REQUIRED TASK: From the listing below, output the lines between the one with "Reproduce this chart with matplotlib." and the one with "from matplotlib.patches import Rectangle", including those two, and nothing else. Pictures are not copied.

═════ RECORDS TO PROCESS

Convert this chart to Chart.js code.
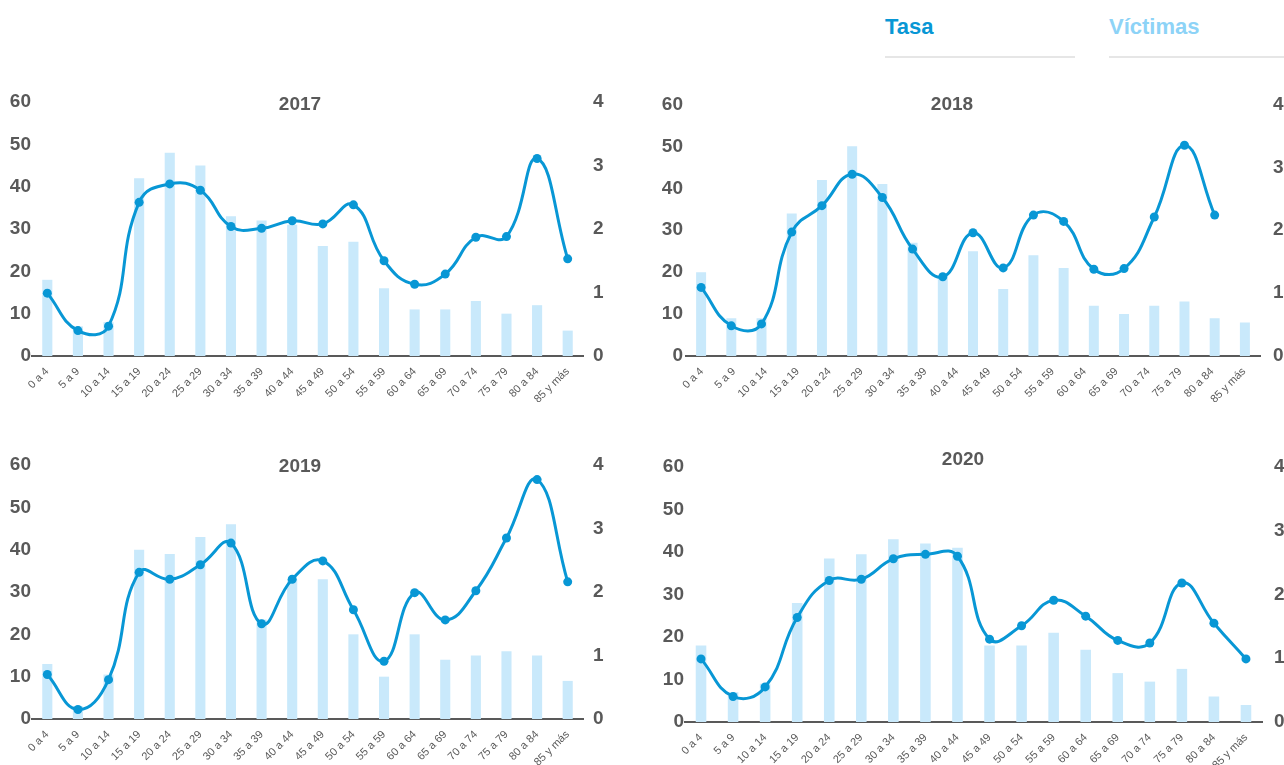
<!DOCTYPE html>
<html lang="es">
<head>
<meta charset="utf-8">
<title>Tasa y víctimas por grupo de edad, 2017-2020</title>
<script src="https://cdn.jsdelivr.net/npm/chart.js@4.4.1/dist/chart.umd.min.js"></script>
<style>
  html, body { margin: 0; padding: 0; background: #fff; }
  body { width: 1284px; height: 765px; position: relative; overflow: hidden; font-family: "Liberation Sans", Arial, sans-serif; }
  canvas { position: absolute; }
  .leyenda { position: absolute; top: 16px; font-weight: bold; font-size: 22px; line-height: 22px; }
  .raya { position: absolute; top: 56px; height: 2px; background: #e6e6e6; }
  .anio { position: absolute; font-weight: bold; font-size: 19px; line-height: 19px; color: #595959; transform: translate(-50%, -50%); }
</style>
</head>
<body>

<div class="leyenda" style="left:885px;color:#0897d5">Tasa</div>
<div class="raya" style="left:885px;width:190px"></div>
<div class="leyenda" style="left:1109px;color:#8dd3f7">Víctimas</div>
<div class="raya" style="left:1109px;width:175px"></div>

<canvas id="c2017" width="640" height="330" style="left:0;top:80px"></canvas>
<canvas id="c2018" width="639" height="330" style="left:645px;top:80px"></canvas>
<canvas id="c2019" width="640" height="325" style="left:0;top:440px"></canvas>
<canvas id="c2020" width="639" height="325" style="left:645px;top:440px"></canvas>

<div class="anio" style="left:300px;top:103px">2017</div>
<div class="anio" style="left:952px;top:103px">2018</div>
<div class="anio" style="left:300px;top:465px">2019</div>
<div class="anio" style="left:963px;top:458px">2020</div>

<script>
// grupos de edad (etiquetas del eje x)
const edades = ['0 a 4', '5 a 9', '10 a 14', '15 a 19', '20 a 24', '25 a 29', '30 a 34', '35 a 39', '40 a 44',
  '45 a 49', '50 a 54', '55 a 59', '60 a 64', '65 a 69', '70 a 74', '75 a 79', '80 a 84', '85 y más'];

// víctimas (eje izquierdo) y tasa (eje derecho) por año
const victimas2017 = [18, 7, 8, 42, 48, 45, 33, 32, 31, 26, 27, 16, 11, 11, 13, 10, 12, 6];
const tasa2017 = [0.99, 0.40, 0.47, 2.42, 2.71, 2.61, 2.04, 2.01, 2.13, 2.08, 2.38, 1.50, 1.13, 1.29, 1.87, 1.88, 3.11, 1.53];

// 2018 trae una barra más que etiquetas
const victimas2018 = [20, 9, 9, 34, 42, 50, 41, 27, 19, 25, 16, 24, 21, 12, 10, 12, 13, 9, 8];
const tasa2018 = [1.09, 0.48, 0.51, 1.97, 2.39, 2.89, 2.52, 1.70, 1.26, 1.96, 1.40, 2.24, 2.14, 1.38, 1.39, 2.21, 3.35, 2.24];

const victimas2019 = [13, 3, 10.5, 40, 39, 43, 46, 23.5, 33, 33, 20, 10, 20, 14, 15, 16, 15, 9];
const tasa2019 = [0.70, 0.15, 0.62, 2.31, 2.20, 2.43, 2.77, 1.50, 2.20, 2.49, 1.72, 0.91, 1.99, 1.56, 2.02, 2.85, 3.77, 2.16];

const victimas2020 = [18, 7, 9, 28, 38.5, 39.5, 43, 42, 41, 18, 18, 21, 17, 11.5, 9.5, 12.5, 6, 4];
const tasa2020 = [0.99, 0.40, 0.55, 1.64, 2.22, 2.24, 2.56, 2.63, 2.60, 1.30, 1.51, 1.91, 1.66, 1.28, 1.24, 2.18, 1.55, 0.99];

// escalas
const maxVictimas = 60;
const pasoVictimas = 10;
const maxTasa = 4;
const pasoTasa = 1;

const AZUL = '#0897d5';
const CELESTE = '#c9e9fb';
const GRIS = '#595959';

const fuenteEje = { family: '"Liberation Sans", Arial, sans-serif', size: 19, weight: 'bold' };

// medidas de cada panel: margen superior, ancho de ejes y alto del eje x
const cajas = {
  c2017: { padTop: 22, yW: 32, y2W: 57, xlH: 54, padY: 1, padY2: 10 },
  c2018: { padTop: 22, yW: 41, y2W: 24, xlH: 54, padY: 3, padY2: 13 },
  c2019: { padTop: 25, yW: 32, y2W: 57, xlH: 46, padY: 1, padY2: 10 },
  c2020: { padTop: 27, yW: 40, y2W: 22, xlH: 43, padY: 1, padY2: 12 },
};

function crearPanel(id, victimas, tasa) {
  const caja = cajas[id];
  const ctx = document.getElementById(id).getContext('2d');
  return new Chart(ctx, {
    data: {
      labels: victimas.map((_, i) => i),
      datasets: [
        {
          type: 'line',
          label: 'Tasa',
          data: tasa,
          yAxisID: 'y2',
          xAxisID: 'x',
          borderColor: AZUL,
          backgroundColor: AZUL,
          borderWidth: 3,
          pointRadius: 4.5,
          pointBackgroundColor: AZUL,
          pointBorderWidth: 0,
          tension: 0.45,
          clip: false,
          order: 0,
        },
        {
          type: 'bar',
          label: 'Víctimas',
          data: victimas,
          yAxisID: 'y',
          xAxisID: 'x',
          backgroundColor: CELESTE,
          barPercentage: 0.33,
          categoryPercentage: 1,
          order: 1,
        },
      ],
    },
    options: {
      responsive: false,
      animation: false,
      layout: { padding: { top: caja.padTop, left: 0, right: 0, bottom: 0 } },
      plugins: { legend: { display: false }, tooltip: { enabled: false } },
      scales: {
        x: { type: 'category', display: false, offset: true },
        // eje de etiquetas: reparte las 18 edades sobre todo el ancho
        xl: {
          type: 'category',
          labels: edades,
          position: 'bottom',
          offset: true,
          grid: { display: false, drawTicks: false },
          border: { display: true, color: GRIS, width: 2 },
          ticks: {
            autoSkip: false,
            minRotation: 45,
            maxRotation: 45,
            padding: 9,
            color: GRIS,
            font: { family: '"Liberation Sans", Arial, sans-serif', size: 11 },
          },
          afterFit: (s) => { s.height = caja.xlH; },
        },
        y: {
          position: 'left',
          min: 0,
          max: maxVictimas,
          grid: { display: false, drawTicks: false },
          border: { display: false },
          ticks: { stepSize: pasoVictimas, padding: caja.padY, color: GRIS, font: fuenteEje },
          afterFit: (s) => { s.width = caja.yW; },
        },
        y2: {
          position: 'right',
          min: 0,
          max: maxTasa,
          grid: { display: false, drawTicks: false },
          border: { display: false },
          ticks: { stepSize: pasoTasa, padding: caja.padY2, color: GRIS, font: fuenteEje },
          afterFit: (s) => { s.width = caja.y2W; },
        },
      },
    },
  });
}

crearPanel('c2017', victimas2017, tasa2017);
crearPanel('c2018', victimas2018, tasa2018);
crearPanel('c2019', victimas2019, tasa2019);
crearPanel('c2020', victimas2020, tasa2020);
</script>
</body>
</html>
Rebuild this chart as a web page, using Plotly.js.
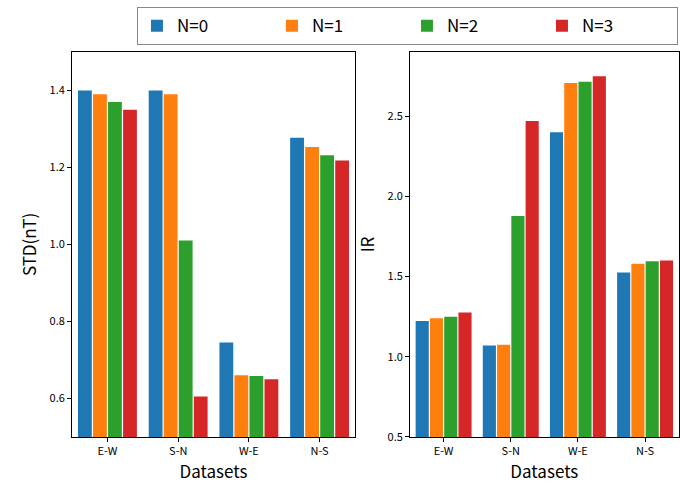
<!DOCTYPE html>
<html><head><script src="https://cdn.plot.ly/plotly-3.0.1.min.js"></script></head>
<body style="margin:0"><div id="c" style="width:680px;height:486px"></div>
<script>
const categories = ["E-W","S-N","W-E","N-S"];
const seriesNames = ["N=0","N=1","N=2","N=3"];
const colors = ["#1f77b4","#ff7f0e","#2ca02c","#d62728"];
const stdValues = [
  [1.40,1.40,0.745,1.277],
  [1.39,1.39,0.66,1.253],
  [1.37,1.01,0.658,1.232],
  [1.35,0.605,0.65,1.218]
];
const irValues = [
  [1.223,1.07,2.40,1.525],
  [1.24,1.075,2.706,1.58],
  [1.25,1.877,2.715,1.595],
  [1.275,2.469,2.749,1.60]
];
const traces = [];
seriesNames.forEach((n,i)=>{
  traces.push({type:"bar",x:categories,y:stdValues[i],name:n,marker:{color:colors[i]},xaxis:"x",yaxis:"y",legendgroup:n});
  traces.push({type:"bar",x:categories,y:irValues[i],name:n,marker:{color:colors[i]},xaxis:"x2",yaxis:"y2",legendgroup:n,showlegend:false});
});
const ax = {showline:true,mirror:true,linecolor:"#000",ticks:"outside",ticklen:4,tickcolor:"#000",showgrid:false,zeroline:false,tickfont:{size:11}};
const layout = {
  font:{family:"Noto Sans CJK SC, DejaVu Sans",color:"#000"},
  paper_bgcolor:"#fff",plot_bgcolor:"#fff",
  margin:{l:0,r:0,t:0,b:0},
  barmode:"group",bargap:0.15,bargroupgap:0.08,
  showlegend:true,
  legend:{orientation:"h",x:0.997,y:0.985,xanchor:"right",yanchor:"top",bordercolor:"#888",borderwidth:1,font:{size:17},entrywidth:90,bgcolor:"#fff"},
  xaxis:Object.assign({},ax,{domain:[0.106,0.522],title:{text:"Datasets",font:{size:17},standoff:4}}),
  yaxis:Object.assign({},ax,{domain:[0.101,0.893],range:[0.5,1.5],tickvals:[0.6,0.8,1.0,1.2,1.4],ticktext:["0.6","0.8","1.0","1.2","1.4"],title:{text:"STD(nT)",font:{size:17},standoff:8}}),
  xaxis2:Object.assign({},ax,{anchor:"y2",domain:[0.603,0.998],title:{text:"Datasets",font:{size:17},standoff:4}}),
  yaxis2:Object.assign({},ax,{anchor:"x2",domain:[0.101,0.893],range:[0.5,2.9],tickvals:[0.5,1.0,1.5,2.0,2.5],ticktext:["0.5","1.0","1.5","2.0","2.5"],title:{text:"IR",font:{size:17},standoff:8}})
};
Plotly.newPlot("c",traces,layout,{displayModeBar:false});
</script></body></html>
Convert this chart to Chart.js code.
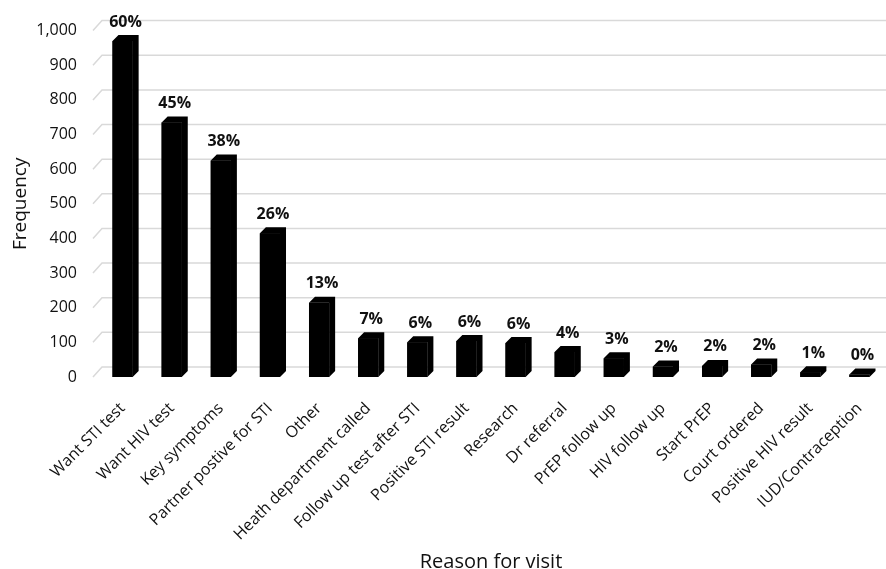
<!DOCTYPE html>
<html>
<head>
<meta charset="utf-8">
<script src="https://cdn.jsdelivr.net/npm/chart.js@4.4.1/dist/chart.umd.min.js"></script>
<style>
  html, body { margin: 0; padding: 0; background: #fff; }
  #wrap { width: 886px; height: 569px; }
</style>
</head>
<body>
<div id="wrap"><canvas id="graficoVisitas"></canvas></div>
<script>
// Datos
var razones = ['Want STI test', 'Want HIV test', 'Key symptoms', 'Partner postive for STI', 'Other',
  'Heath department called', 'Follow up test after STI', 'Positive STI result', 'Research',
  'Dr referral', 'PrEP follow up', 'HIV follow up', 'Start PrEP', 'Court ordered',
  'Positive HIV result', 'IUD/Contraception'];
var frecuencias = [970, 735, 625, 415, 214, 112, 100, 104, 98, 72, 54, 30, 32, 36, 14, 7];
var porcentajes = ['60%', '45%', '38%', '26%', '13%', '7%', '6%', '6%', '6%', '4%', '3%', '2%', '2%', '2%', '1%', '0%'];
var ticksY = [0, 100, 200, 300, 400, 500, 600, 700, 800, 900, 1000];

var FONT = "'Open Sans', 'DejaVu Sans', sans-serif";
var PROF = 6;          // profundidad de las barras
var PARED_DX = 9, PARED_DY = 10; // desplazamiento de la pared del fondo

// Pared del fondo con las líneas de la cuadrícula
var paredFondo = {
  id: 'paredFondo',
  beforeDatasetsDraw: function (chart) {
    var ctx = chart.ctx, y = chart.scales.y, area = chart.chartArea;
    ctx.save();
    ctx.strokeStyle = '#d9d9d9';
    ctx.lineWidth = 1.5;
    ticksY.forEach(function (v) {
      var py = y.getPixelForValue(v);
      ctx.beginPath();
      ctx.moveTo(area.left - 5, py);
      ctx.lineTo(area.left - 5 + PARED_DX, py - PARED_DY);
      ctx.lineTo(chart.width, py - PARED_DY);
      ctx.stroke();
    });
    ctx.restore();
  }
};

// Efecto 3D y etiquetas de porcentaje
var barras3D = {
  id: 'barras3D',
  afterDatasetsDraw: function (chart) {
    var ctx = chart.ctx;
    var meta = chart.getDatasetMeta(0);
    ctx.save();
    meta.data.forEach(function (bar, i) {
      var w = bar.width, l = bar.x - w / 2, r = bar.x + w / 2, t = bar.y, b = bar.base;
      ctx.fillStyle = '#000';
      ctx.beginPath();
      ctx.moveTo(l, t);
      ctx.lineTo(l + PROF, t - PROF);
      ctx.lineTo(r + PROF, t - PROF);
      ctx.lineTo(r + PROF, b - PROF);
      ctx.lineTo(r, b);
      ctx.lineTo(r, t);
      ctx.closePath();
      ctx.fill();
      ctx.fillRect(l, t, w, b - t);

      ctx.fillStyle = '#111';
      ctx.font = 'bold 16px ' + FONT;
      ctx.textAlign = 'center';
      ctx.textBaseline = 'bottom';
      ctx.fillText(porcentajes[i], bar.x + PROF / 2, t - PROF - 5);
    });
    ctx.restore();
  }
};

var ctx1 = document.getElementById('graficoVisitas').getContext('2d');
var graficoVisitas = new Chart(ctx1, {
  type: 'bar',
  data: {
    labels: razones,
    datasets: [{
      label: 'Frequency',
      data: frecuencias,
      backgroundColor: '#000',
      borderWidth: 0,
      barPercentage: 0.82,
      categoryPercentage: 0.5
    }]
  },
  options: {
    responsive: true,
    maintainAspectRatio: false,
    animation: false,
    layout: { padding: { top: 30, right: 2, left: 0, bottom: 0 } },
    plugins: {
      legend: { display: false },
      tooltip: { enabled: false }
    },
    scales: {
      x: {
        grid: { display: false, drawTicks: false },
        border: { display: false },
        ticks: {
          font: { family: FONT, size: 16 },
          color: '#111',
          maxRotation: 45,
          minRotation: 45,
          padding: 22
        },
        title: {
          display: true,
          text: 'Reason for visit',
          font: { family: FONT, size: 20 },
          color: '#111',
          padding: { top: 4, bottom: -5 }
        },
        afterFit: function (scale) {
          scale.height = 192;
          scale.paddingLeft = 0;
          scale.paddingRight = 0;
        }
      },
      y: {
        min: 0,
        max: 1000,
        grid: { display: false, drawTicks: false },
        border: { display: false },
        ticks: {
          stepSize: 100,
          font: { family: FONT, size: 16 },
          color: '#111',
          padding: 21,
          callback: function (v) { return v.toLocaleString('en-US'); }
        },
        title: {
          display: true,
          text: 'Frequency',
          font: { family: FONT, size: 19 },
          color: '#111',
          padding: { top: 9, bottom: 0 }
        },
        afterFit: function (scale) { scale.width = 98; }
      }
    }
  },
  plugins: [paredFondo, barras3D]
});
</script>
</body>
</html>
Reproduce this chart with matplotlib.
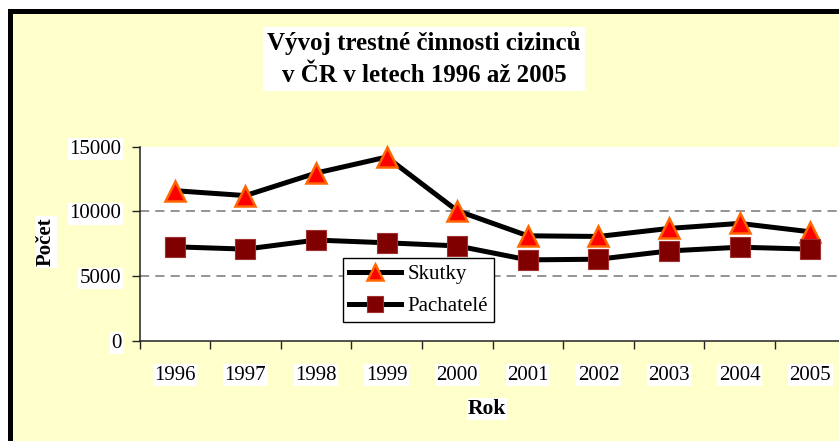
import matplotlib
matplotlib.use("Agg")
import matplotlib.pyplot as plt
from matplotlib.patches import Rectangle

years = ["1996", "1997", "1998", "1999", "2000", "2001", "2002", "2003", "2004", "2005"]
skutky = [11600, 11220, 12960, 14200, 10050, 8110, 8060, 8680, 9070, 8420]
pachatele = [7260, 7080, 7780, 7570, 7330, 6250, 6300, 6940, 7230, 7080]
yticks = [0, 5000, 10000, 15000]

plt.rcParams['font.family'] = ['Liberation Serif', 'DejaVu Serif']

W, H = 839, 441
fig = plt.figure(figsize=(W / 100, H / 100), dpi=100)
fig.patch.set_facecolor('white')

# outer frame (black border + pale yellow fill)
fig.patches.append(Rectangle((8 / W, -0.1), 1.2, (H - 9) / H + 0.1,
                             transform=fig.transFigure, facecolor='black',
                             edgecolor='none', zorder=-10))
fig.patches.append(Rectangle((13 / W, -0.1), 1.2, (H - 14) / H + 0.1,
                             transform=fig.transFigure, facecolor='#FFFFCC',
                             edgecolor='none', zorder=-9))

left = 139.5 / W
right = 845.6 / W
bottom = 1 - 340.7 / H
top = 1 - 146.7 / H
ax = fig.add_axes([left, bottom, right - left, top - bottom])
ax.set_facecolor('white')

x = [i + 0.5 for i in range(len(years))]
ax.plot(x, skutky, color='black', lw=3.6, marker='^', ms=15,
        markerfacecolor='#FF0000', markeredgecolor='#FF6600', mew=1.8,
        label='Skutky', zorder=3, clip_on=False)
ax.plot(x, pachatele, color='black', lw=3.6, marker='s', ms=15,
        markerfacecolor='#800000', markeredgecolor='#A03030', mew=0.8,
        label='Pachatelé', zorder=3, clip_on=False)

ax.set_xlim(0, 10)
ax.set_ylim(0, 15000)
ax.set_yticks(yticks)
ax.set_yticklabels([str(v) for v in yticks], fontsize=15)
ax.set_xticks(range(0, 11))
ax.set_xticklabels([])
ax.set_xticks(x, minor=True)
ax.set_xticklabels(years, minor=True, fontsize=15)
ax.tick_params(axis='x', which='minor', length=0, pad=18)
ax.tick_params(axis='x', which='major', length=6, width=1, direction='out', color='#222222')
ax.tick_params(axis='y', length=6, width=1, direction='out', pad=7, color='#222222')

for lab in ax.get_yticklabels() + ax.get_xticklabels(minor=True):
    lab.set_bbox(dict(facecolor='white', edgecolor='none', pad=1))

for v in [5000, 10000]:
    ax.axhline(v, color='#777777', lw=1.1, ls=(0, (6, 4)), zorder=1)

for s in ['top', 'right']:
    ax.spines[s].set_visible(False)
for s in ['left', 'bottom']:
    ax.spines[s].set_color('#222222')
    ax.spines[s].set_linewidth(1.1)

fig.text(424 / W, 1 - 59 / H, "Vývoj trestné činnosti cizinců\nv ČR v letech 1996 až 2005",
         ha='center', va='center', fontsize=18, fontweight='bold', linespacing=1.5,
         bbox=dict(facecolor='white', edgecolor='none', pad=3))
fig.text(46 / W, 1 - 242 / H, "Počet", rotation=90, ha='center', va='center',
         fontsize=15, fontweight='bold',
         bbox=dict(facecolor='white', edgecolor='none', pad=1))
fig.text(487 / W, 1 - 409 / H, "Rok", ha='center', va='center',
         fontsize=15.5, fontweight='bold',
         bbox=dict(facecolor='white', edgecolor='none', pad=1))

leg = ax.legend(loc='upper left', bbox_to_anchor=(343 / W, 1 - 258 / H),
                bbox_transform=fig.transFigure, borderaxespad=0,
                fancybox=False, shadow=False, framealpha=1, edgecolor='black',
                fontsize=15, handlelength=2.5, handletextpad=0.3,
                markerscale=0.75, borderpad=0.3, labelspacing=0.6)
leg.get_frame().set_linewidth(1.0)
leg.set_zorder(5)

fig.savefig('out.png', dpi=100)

══════════

WORKED SOLUTION:
Reproduce this chart with matplotlib.
import matplotlib
matplotlib.use("Agg")
import matplotlib.pyplot as plt
from matplotlib.patches import Rectangle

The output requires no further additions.